The logic goes like this: since both sides know, and they know that the other side also knows, the game theory conclusion for Russia to have any chance of something other than defeat is to massively attack with nuclear weapons the moment enough NATO countries demonstrate they are seriously committed to fighting and enough forces are assembled.
Since it’s understood that the Russian armed forces can’t possibly win an exclusively conventional battle if NATO commits, as the industrial capacity of North America + Europe is so much greater.
Although obviously the losses would be horrendous, with less than a fifth of the population, a 5 or 6 to 1 exchange in favour of Russia would cause vastly asymmetric damage. Thus giving a ‘relative victory’ to Russia, which may be perceived as better than a conventional loss.
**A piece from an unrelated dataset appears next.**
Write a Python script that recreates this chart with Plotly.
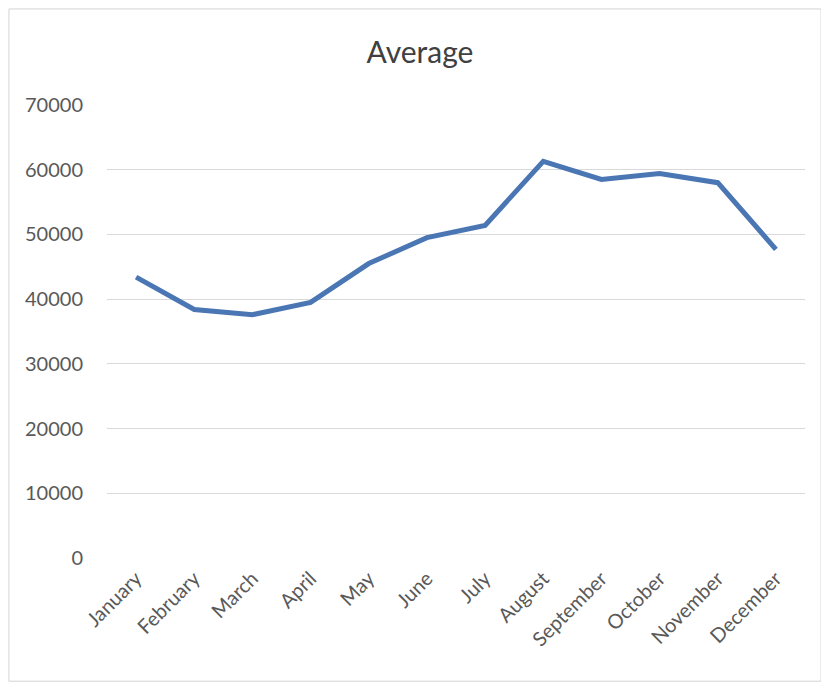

This then produces the paradox that the more committed the NATO countries are to fighting, the less safe they become. And the more resources spent on their military, the less safe they become, as the conventional gap grows wider.
Whereas conversely the stronger and more confident Russia becomes conventionally, the lower the chance of them resorting to rapid nuclear escalation, thus making the world safer. (assuming nuclear forces remain constant on both sides)
In economic terms, every extra dollar of wealth generated, and every extra bit of productivity by the NATO countries above and beyond what Russia can produce, actually makes everyone less safe as they decrease the confidence that Russia can resist a conventional loss.
It sounds totally bizarre, is there a better interpretation?